Work out how many lines of the listing hold "matplotlib", then state only that count.

================================

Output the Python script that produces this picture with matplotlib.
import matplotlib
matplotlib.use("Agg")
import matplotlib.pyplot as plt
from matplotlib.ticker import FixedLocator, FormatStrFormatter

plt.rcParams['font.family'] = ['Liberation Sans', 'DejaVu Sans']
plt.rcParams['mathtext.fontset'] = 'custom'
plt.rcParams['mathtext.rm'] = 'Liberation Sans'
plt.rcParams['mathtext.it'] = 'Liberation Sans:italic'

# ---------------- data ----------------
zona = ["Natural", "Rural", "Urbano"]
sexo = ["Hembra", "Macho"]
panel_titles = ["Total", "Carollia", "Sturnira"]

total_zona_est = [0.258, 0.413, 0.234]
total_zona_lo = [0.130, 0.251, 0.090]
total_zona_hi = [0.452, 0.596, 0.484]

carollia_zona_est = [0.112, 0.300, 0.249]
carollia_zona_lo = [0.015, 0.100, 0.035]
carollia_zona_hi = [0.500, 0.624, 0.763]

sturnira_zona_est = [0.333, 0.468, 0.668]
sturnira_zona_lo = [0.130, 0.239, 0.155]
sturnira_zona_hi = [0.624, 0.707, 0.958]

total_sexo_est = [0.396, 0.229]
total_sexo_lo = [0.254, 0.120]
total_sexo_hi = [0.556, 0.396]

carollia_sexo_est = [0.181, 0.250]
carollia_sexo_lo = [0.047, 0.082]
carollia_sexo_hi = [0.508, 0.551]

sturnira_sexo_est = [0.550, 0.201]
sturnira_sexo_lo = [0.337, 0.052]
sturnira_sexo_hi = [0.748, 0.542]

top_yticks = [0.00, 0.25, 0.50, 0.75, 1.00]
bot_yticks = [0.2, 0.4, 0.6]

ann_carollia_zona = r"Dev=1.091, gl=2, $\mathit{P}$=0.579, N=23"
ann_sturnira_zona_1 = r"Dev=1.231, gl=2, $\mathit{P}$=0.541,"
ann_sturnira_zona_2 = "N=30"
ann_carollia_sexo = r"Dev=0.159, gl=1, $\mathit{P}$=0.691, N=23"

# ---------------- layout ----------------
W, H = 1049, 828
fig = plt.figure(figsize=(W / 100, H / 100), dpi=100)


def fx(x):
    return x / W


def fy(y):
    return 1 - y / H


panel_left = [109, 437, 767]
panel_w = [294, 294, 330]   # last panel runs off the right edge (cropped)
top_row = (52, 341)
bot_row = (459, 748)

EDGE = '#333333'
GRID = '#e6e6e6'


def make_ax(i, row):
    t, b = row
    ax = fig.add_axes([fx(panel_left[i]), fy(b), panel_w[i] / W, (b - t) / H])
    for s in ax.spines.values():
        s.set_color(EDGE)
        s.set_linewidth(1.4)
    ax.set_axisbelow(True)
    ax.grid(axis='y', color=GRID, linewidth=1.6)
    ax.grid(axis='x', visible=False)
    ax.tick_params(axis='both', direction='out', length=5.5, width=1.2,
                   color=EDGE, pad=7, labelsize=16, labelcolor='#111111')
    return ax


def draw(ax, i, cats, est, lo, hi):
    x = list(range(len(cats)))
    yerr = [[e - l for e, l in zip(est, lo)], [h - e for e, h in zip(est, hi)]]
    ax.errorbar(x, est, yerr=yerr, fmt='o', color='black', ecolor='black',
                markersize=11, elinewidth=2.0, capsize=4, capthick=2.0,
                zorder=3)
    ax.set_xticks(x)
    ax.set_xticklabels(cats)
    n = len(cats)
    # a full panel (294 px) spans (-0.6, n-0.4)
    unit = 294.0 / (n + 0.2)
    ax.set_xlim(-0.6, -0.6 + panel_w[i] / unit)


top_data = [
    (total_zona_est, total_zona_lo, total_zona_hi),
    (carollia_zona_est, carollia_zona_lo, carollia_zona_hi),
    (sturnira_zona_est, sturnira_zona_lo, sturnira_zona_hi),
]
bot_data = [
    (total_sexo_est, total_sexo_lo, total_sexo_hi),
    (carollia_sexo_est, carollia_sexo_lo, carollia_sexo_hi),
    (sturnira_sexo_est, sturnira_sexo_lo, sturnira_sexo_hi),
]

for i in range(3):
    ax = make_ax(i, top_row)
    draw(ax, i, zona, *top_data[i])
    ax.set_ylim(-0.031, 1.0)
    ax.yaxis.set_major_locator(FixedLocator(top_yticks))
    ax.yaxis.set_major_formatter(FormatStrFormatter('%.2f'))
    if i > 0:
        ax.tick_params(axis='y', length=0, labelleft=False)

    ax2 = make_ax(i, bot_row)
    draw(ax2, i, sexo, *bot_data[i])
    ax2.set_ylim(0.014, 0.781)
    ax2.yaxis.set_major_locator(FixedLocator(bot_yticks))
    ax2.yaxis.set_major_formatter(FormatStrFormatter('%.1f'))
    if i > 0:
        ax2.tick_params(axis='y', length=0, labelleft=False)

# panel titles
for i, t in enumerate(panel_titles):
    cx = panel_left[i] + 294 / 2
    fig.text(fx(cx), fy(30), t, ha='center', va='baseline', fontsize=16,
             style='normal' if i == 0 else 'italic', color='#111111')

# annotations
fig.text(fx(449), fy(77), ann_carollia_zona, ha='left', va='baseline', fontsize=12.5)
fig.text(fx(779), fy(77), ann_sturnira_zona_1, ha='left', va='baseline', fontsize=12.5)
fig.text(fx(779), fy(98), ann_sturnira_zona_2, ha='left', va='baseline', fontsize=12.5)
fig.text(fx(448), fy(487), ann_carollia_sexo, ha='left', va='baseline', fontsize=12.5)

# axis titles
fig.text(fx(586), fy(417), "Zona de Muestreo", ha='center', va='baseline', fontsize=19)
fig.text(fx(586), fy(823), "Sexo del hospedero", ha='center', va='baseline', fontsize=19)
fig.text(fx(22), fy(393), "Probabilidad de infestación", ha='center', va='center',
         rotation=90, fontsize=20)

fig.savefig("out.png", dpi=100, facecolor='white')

================================

### Solution to the exercise
5